The classic formulation of the attorney-client privilege… is found in 8 J. Wigmore, Evidence § 2292 (McNaughton rev. ed. 1961): (1) Where legal advice of any kind is sought (2) from a professional legal adviser in his capacity as such, (3) the communications relating to that purpose, (4) made in confidence (5) by the client, (6) are at his instance permanently protected, (7) from disclosure by himself or by the legal adviser, (8) except the protection be waived.

Commissioner of Revenue v. Comcast Corp., 453 Mass. 293, 303, 901 N.E.2d 1185, 1194 (2009) (internal quotations and citations omitted).

Such communications, however, are destroyed when the communication is made in the presence of a “nonnecessary agent of the attorney or client.” Commonwealth v. Senior, 433 Mass. 453, 457 (2001). The privilege can also be waived expressly or implicitly. See Commonwealth v. Woodberry, 26 Mass. App. Ct. 636, 637 (1988).

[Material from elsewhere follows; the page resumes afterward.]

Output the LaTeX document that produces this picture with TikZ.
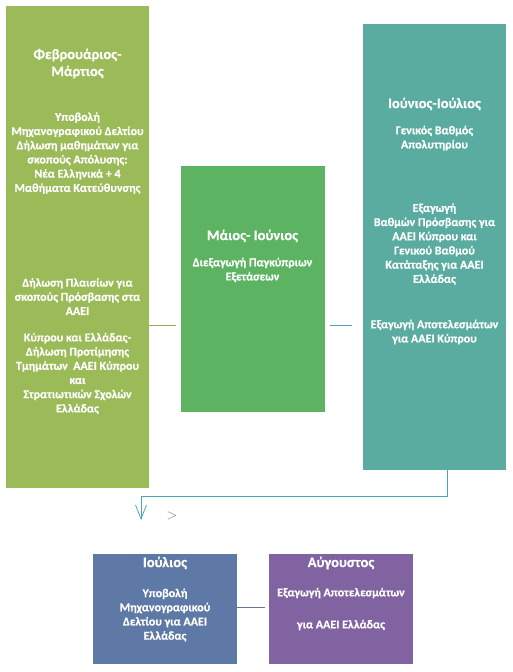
\documentclass[tikz,border=0pt]{standalone}
\usepackage{fontspec}
\setmainfont{Carlito}[BoldFont={Carlito Bold}, BoldFeatures={FakeBold=0.4}]
\usetikzlibrary{positioning, arrows.meta, calc}

\definecolor{febgreen}{RGB}{155,187,89}
\definecolor{maygreen}{RGB}{92,180,98}
\definecolor{junteal}{RGB}{90,172,160}
\definecolor{julblue}{RGB}{94,121,166}
\definecolor{augpurple}{RGB}{128,99,160}
\definecolor{olivelink}{RGB}{150,170,90}
\definecolor{teallink}{RGB}{75,165,190}
\definecolor{greylink}{RGB}{100,115,150}

\tikzset{
	phase/.style={rectangle, draw=none, inner sep=0pt, anchor=north west},
	head/.style={text=white, align=center, font=\bfseries\fontsize{14.5}{17}\selectfont},
	body/.style={text=white, align=center, font=\bfseries\fontsize{12}{14.2}\selectfont},
	link/.style={line width=0.8pt}
}

\begin{document}
\begin{tikzpicture}[x=1pt, y=-1pt]
	\useasboundingbox (0,0) rectangle (512,672);
	% boxes
	\node[phase, fill=febgreen, minimum width=143pt, minimum height=482pt] (feb) at (6,6) {};
	\node[phase, fill=maygreen, minimum width=144pt, minimum height=246pt] (may) at (181,166) {};
	\node[phase, fill=junteal, minimum width=143pt, minimum height=446pt] (jun) at (363,24) {};
	\node[phase, fill=julblue, minimum width=144pt, minimum height=110pt] (jul) at (93,554) {};
	\node[phase, fill=augpurple, minimum width=144pt, minimum height=110pt] (aug) at (269,554) {};
	% February - March
	\node[head] (febhead) at (77.5,63.5) {Φεβρουάριος-\\Μάρτιος};
	\node[body] (febplan) at (77.5,153) {Υποβολή\\Μηχανογραφικού Δελτίου\\Δήλωση μαθημάτων για\\σκοπούς Απόλυσης:\\Νέα Ελληνικά + 4\\Μαθήματα Κατεύθυνσης};
	\node[body] (febframe) at (77.5,296.5) {Δήλωση Πλαισίων για\\σκοπούς Πρόσβασης στα\\ΑΑΕΙ};
	\node[body] (febpref) at (77.5,373.5) {Κύπρου και Ελλάδας-\\Δήλωση Προτίμησης\\Τμημάτων\ \ ΑΑΕΙ Κύπρου\\και\\Στρατιωτικών Σχολών\\Ελλάδας};
	% May - June
	\node[head] (mayhead) at (252.5,236) {Μάιος- Ιούνιος};
	\node[body] (maybody) at (252.5,270) {Διεξαγωγή Παγκύπριων\\Εξετάσεων};
	% June - July
	\node[head] (junhead) at (434.5,104) {Ιούνιος-Ιούλιος};
	\node[body] (jungrade) at (434.5,138) {Γενικός Βαθμός\\Απολυτηρίου};
	\node[body] (junaccess) at (434.5,244) {Εξαγωγή\\Βαθμών Πρόσβασης για\\ΑΑΕΙ Κύπρου και\\Γενικού Βαθμού\\Κατάταξης για ΑΑΕΙ\\Ελλάδας};
	\node[body] (junresult) at (434.5,332) {Εξαγωγή Αποτελεσμάτων\\για ΑΑΕΙ Κύπρου};
	% July
	\node[head] (julhead) at (165,563) {Ιούλιος};
	\node[body] (julbody) at (165,615) {Υποβολή\\Μηχανογραφικού\\Δελτίου για ΑΑΕΙ\\Ελλάδας};
	% August
	\node[head] (aughead) at (341,563) {Αύγουστος};
	\node[body] (augresult) at (341,593) {Εξαγωγή Αποτελεσμάτων};
	\node[body] (augcyprus) at (341,625) {για ΑΑΕΙ Ελλάδας};
	% connectors
	\coordinate (midrow) at (0,325);
	\draw[link, olivelink, shorten >=5pt] (feb.east |- midrow) -- (may.west |- midrow);
	\draw[link, teallink, shorten <=5pt, shorten >=11pt] (may.east |- midrow) -- (jun.west |- midrow);
	\coordinate (bend) at (141,496);
	\coordinate (tip) at (141,520);
	\draw[link, teallink, -{Straight Barb[length=14pt, width=11pt]}] ([xshift=12.5pt]jun.south) |- (bend) -- (tip);
	\node[text=greylink, font=\Large] (more) at (172,516) {$>$};
	\draw[link, greylink, shorten >=4pt] (jul.east |- 0,607) -- (aug.west |- 0,607);
\end{tikzpicture}
\end{document}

II. Does the jurisdiction recognize/preserve the attorney-privilege for communications among co-defendants in joint-defense or common-interest situations? If so, what are the requirements for establishing two or more co-defendants’ communications qualify?

Yes. Defendants invoking the joint defense privilege need only prove that (1) the communication was made in the course of a joint defense effort, (2) the statement was designed to further such an effort, and (3) the privilege was not waived. See Hanover Ins. Co. v. Rapo & Jepsen Ins. Servs., Inc., 449 Mass. 609, 619 (2007).

A Massachusetts Superior Court, however, recently held the joint defense doctrine does not protect against communications regarding a shared legal interest with parties that do not have counsel. See Am.’s Test Kitchen, Inc. v. Kimball, No. 1684CV03325BLS2, 2018 WL 2049490, at *4 (Mass. Super. 2018).

III. Identify key pitfalls/situations likely to result in the loss of the ability to claim the protections of the privilege – e.g., failure to assert, waiver, crime-fraud exception, assertion of advice of counsel, transmittal to additional non-qualifying recipients, etc.

The attorney client privilege does not apply to the following:

• Furtherance of a crime or fraud. See Matter of John Doe Grand Jury Investigation, 408 Mass. 480, 486, 562 N.E.2d 69, 72 (1990).

• Disputes between joint clients. See Vicor Corp. v. Vigilant Ins. Co., 674 F.3d 1, 19 (1st Cir. 2012).

• A decedent’s intent as to the disposition of property by will. See Doherty v. O’Callaghan, 157 Mass. 90, 92, 31 N.E. 726, 727 (1892).

• Actions by an attorney against a client for fees or by a client against an attorney alleging wrongful conduct. See Com. v. Woodberry, 26 Mass. App. Ct. 636, 530 N.E.2d 1260 (1988).

• The identity of an attorney’s client, the source of payment for attorney’s fees, the date of any communications and the amounts paid to the attorney. See Conlon v. Rosa, 2004 WL 1627337 (Mass. Land Ct. 2004).

Additionally, in RFF v. Burns & Levinson, 465 Mass. 702, 703 (2013), the Massachusetts Supreme Judicial Court for the first time ruled that the privilege does not necessarily apply to confidential communications between law firm attorneys and a law firm’s in-house counsel. Specifically, the Court stated that such can only be deemed confidential “provided that (1) the law firm has designated an attorney or attorneys within the firm to represent the firm as in-house counsel, (2) the in-house counsel has not performed any work on the client matter at issue or a substantially related matter, (3) the time spent by the attorneys in these communications with in-house counsel is not billed to a client, and (4) the communications are made in confidence and kept confidential.” Id.

IV. Identify any recent trends or limitations imposed by the jurisdiction on the scope of the attorney-client privilege.

With the increase in the use of e-discovery, there has inevitably been, and will continue to be, a growing concern over the attorney-client privilege and the inadvertent disclosure of potentially privileged communications. While Massachusetts has yet to rule on the waiver of the privilege specifically in the e-discovery context, courts look to a balancing test as set forth in Matter of Reorganization of Elec. Mut. Liab. Ins. Co., (Bermuda), 425 Mass. 419, 423, 681 N.E.2d 838, 841 (1997). Courts look to whether the disclosure was inadvertent and whether reasonable and prompt steps were taken prevent disclosure. Id.